La question de la rétention administrative des sans-papiers en France revient au centre du débat politique avec la proposition du ministre de l’Intérieur, Bruno Retailleau, visant à allonger la durée maximale de rétention de trois à dix-huit mois. Cette annonce fait suite à plusieurs faits divers impliquant des individus sous le coup d’une Obligation de Quitter le Territoire Français (OQTF), ravivant les tensions sur la gestion des expulsions et la sécurité nationale.
L’attaque de Mulhouse, survenue le 22 février dernier, a été un déclencheur pour cette mesure. Un Algérien, frappé d’une OQTF et souffrant de troubles psychiatriques, a été impliqué dans un acte de violence ayant coûté la vie à une personne. Cette tragédie a mis en lumière les failles du système actuel, notamment l’incapacité des autorités à expulser certains étrangers en situation irrégulière lorsque leur pays d’origine refuse de les accueillir. Devant la pression médiatique et l’indignation populaire, le ministre a estimé nécessaire de renforcer les dispositifs de contrôle et de rétention des individus jugés dangereux.
Bruno Retailleau a justifié cette proposition en évoquant la nécessité pour la France s’aligner sur la législation européenne, qui autorise un maintien en rétention des sans-papiers, jusqu’à dix-huit mois. Il a pris l’exemple de l’Allemagne, qui applique déjà cette durée maximale. Selon lui, cette extension permettrait de mieux gérer les profils les plus problématiques et d’augmenter les chances d’exécuter les expulsions. Il a également précisé que le gouvernement souhaitait initialement fixer une durée de rétention à 210 jours pour les individus les plus dangereux, mais qu’il juge désormais indispensable d’aller encore plus loin.
Interrogé sur RTL, le ministre a défendu cette réforme en affirmant que l’État de droit ne devait pas être un frein à la protection des citoyens.
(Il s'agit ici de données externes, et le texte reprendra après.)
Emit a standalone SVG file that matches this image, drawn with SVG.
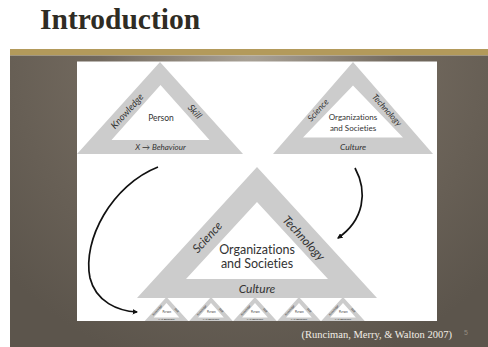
<svg xmlns="http://www.w3.org/2000/svg" xmlns:xlink="http://www.w3.org/1999/xlink" width="488" height="347" viewBox="0 0 488 347">
<style>
.tri{fill:#cccccc;fill-rule:evenodd}
.t{font-family:Lato,"Open Sans","Noto Sans",sans-serif;fill:#333333;text-anchor:middle;font-variant-ligatures:none}
.i{font-style:italic}
.arr{fill:none;stroke:#111111;stroke-width:1.7}
</style>
<defs>
<radialGradient id="bg" cx="250" cy="50" r="330" gradientUnits="userSpaceOnUse">
<stop offset="0" stop-color="#aaa398"/>
<stop offset="0.45" stop-color="#72695e"/>
<stop offset="1" stop-color="#5c554c"/>
</radialGradient>
<marker id="ah" viewBox="0 0 10 10" refX="8" refY="5" markerWidth="5.5" markerHeight="5.5" orient="auto" markerUnits="userSpaceOnUse">
<path d="M0,0 L10,5 L0,10 Z" fill="#111111"/>
</marker>
<g id="pmini">
<path class="tri" d="M0,0 L83,92 L-83,92 Z M0,23 L-49,78 L49,78 Z"/>
<text class="t" x="1" y="62" font-size="11">Person</text>
<text class="t i" x="-33" y="53" font-size="11" transform="rotate(-48 -33 53)">Knowledge</text>
<text class="t i" x="36" y="53" font-size="11" transform="rotate(48 36 53)">Skill</text>
<text class="t i" x="0" y="89" font-size="10">X → Behaviour</text>
</g>
</defs>
<rect width="488" height="347" fill="#ffffff"/>
<text x="40" y="29" font-family="'Liberation Serif','Times New Roman',serif" font-weight="bold" font-size="29.5" fill="#2f2c24">Introduction</text>
<rect x="10" y="49" width="478" height="6.5" fill="#b39a5b"/>
<rect x="10" y="55.5" width="478" height="291.5" fill="url(#bg)"/>
<rect x="77" y="61.5" width="360" height="259.5" fill="#ffffff"/>

<g id="node-person">
<path class="tri" d="M160,62 L243,154 L77,154 Z M160.5,85 L111.5,140 L209.5,140 Z"/>
<text class="t" x="161" y="121" font-size="8.5">Person</text>
<text class="t i" x="127" y="111" font-size="9.5" dominant-baseline="central" transform="rotate(-48 127 111)">Knowledge</text>
<text class="t i" x="195" y="111.5" font-size="9.5" dominant-baseline="central" transform="rotate(48 195 111.5)">Skill</text>
<text class="t i" x="160.5" y="150" font-size="8">X → Behaviour</text>
</g>

<g id="node-org-small">
<path class="tri" d="M353,62 L433,154 L273,154 Z M353,85.5 L303,137.5 L403,137.5 Z"/>
<text class="t" x="353" y="120" font-size="8">Organizations</text>
<text class="t" x="353" y="131" font-size="8">and Societies</text>
<text class="t i" x="318" y="110" font-size="8.5" dominant-baseline="central" transform="rotate(-48 318 110)">Science</text>
<text class="t i" x="387" y="110" font-size="8.5" dominant-baseline="central" transform="rotate(48 387 110)">Technology</text>
<text class="t i" x="353" y="150" font-size="8.5">Culture</text>
</g>

<g id="node-org-large">
<path class="tri" d="M257,167 L377,298 L137,298 Z M257,202 L186,279 L328,279 Z"/>
<text class="t" x="257" y="254" font-size="12.5">Organizations</text>
<text class="t" x="257" y="268" font-size="12.5">and Societies</text>
<text class="t i" x="207" y="237" font-size="12" dominant-baseline="central" transform="rotate(-47.5 207 237)">Science</text>
<text class="t i" x="304" y="238" font-size="12" dominant-baseline="central" transform="rotate(47.5 304 238)">Technology</text>
<text class="t i" x="257" y="293" font-size="12">Culture</text>
</g>

<g id="node-person-1"><use xlink:href="#pmini" transform="translate(166.5,297) scale(0.262)"/></g>
<g id="node-person-2"><use xlink:href="#pmini" transform="translate(211,297) scale(0.262)"/></g>
<g id="node-person-3"><use xlink:href="#pmini" transform="translate(255,297) scale(0.262)"/></g>
<g id="node-person-4"><use xlink:href="#pmini" transform="translate(299,297) scale(0.262)"/></g>
<g id="node-person-5"><use xlink:href="#pmini" transform="translate(343,297) scale(0.262)"/></g>

<g id="connectors">
<path class="arr" d="M158,167 C112,185 82,240 90,278 C96,302 118,311 137,312" marker-end="url(#ah)"/>
<path class="arr" d="M355,168 C368,192 364,220 338,238" marker-end="url(#ah)"/>
</g>

<text x="452" y="338" text-anchor="end" font-family="'Liberation Serif','Times New Roman',serif" font-size="10.5" fill="#f2eee6">(Runciman, Merry, &amp; Walton 2007)</text>
<text x="466" y="335" text-anchor="middle" font-family="'Liberation Sans',Arial,sans-serif" font-size="7" fill="#948c80">5</text>
</svg>
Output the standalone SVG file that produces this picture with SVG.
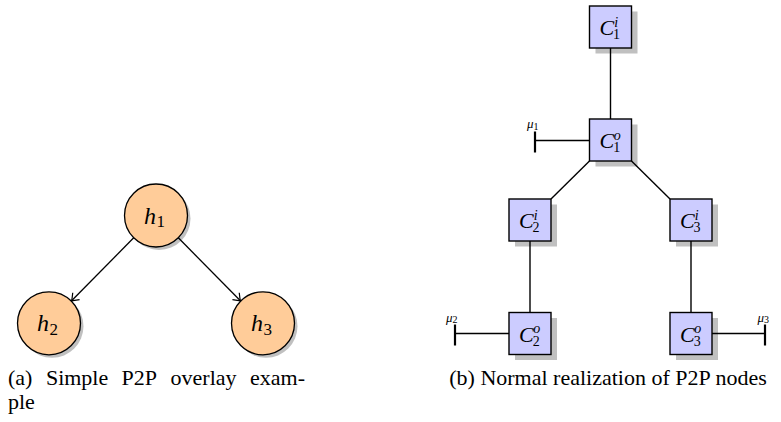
<svg xmlns="http://www.w3.org/2000/svg" width="781" height="422" viewBox="0 0 781 422">
  <defs>
    <style>
      .circ { fill: #ffcc99; stroke: #000; stroke-width: 1.3; }
      .shadow { fill: #c0c0c0; }
      .box { fill: #ccccff; stroke: #000; stroke-width: 1.4; }
      .edge { stroke: #000; stroke-width: 1.4; fill: none; }
      .arrow { stroke: #000; stroke-width: 1.3; fill: none; marker-end: url(#tip); }
      .bar { stroke: #000; stroke-width: 2.2; }
      text { fill: #000; font-family: Liberation Serif, DejaVu Serif, Times New Roman, serif; }
      .math { font-style: italic; }
      .up { font-style: normal; }
    </style>
    <marker id="tip" markerUnits="userSpaceOnUse" markerWidth="14" markerHeight="14" viewBox="-8 -7 10 14" refX="0" refY="0" orient="auto">
      <path d="M -6.5 -4.8 Q -2 -1.2 0 0 Q -2 1.2 -6.5 4.8" fill="none" stroke="#000" stroke-width="1.2"/>
    </marker>
  </defs>

  <!-- (a) overlay graph -->
  <g id="h1">
    <circle class="shadow" cx="159" cy="218.5" r="31.5"/>
    <circle class="circ" cx="156" cy="215.5" r="31.5"/>
    <text class="math" x="144" y="223.5" font-size="24">h<tspan class="up" dx="0.5" dy="3.5" font-size="17">1</tspan></text>
  </g>
  <g id="h2">
    <circle class="shadow" cx="52" cy="326.3" r="31.5"/>
    <circle class="circ" cx="49" cy="323.3" r="31.5"/>
    <text class="math" x="37" y="331.3" font-size="24">h<tspan class="up" dx="0.5" dy="3.5" font-size="17">2</tspan></text>
  </g>
  <g id="h3">
    <circle class="shadow" cx="266" cy="326.3" r="31.5"/>
    <circle class="circ" cx="263" cy="323.3" r="31.5"/>
    <text class="math" x="251" y="331.3" font-size="24">h<tspan class="up" dx="0.5" dy="3.5" font-size="17">3</tspan></text>
  </g>

  <!-- (b) node realization -->
  <g id="C1i">
    <rect class="shadow" x="595.5" y="11.5" width="42" height="42"/>
    <rect class="box" x="589.5" y="6" width="42" height="42"/>
    <text class="math" x="599.5" y="35" font-size="22">C<tspan dx="0" dy="-8.5" font-size="14">i</tspan><tspan class="up" dx="-5" dy="12.5" font-size="14">1</tspan></text>
  </g>
  <g id="C1o">
    <rect class="shadow" x="595.5" y="124.5" width="42" height="42"/>
    <rect class="box" x="589.5" y="119" width="42" height="42"/>
    <text class="math" x="599.5" y="148" font-size="22">C<tspan dx="-0.5" dy="-8.5" font-size="14">o</tspan><tspan class="up" dx="-7.5" dy="12.5" font-size="14">1</tspan></text>
  </g>
  <g id="C2i">
    <rect class="shadow" x="515" y="204.5" width="42" height="42"/>
    <rect class="box" x="509" y="199" width="42" height="42"/>
    <text class="math" x="519" y="228" font-size="22">C<tspan dx="0" dy="-8.5" font-size="14">i</tspan><tspan class="up" dx="-5" dy="12.5" font-size="14">2</tspan></text>
  </g>
  <g id="C3i">
    <rect class="shadow" x="676" y="204.5" width="42" height="42"/>
    <rect class="box" x="670" y="199" width="42" height="42"/>
    <text class="math" x="680" y="228" font-size="22">C<tspan dx="0" dy="-8.5" font-size="14">i</tspan><tspan class="up" dx="-5" dy="12.5" font-size="14">3</tspan></text>
  </g>
  <g id="C2o">
    <rect class="shadow" x="515" y="318" width="42" height="42"/>
    <rect class="box" x="509" y="312.5" width="42" height="42"/>
    <text class="math" x="519" y="341.5" font-size="22">C<tspan dx="-0.5" dy="-8.5" font-size="14">o</tspan><tspan class="up" dx="-7.5" dy="12.5" font-size="14">2</tspan></text>
  </g>
  <g id="C3o">
    <rect class="shadow" x="676" y="318" width="42" height="42"/>
    <rect class="box" x="670" y="312.5" width="42" height="42"/>
    <text class="math" x="680" y="341.5" font-size="22">C<tspan dx="-0.5" dy="-8.5" font-size="14">o</tspan><tspan class="up" dx="-7.5" dy="12.5" font-size="14">3</tspan></text>
  </g>

  <!-- connectors -->
  <g id="connectors">
    <line class="arrow" x1="133.7" y1="237.8" x2="71.6" y2="300.8"/>
    <line class="arrow" x1="178.3" y1="237.8" x2="240.4" y2="300.8"/>

    <line class="edge" x1="610.5" y1="48" x2="610.5" y2="119"/>
    <line class="edge" x1="589.5" y1="161" x2="551" y2="199"/>
    <line class="edge" x1="631.5" y1="161" x2="670" y2="199"/>
    <line class="edge" x1="530" y1="241" x2="530" y2="312.5"/>
    <line class="edge" x1="691" y1="241" x2="691" y2="312.5"/>

    <line class="edge" x1="589.5" y1="140.5" x2="535" y2="140.5"/>
    <line class="bar" x1="535" y1="131.5" x2="535" y2="152.5"/>
    <line class="edge" x1="509" y1="333.5" x2="455" y2="333.5"/>
    <line class="bar" x1="455" y1="324.5" x2="455" y2="345.5"/>
    <line class="edge" x1="712" y1="333.5" x2="765" y2="333.5"/>
    <line class="bar" x1="765" y1="324.5" x2="765" y2="345.5"/>
  </g>

  <!-- port labels -->
  <g id="labels">
    <text class="math" x="527" y="128" font-size="13">μ<tspan class="up" dy="1.5" font-size="10">1</tspan></text>
    <text class="math" x="446" y="321.5" font-size="13">μ<tspan class="up" dy="1.5" font-size="10">2</tspan></text>
    <text class="math" x="757.5" y="321.5" font-size="13">μ<tspan class="up" dy="1.5" font-size="10">3</tspan></text>
  </g>

  <!-- captions -->
  <g id="captions" font-size="22">
    <text y="385"><tspan x="8">(a)</tspan><tspan x="45.9">Simple</tspan><tspan x="121.6">P2P</tspan><tspan x="170.6">overlay</tspan><tspan x="250">exam-</tspan></text>
    <text x="8" y="409">ple</text>
    <text x="608" y="385" text-anchor="middle">(b) Normal realization of P2P nodes</text>
  </g>
</svg>
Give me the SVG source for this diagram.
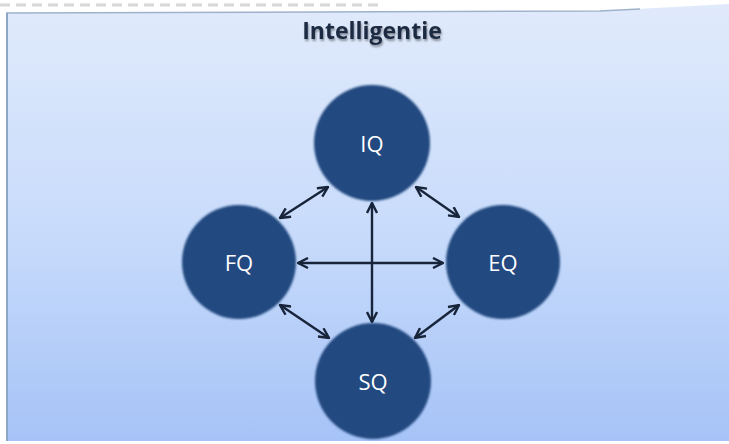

Il a souligné que, bien que le risque zéro n’existe pas, chaque faille identifiée devait être corrigée par une adaptation des lois en vigueur. Selon lui, il est essentiel de changer les règles lorsque celles-ci ne garantissent plus suffisamment la sécurité publique.
Cette proposition a suscité des réactions contrastées. Du côté de la droite et de certains élus de centre, la mesure est perçue comme une réponse pragmatique à un problème récurrent. Ils estiment que le système actuel est inefficace, notamment en raison du faible taux d’exécution des OQTF, et qu’un allongement de la rétention pourrait permettre de mieux maîtriser la situation. En revanche, des associations de défense des droits des migrants et certaines formations politiques de gauche dénoncent une atteinte aux libertés fondamentales et une approche répressive qui ne règle pas le fond du problème. Elles rappellent que la majorité des personnes placées en rétention ne représentent pas un danger pour la société et que prolonger leur enfermement ne fera qu’aggraver leur précarité.
D’un point de vue juridique, la mise en œuvre de cette réforme nécessiterait une adaptation du droit français et un débat parlementaire. L’actuel plafond de 90 jours est inscrit dans la loi, et toute modification devra être validée par le Sénat et l’Assemblée nationale. De plus, la France devra s’assurer que cette prolongation respecte les engagements internationaux en matière de droits humains et ne contrevient pas aux principes fondamentaux de la détention administrative.
En parallèle, d’autres pistes sont explorées pour renforcer l’efficacité des expulsions. L’une d’elles consiste à négocier avec les pays d’origine pour qu’ils acceptent plus systématiquement le retour de leurs ressortissants. À ce titre, le gouvernement français pourrait user de leviers diplomatiques et économiques pour obtenir davantage de coopération. L’amélioration de la prise en charge des personnes en situation irrégulière, notamment en termes d’accompagnement social et juridique, fait aussi partie des réflexions en cours.
Le débat sur l’immigration et la gestion des sans-papiers s’intensifie donc en France, et cette proposition risque d’alimenter encore davantage les discussions. La question reste de savoir si cette mesure, si elle est adoptée, permettra réellement d’améliorer la gestion des expulsions ou si elle ne fera que prolonger l’incertitude et la précarité de milliers de personnes en attente d’une décision définitive sur leur sort.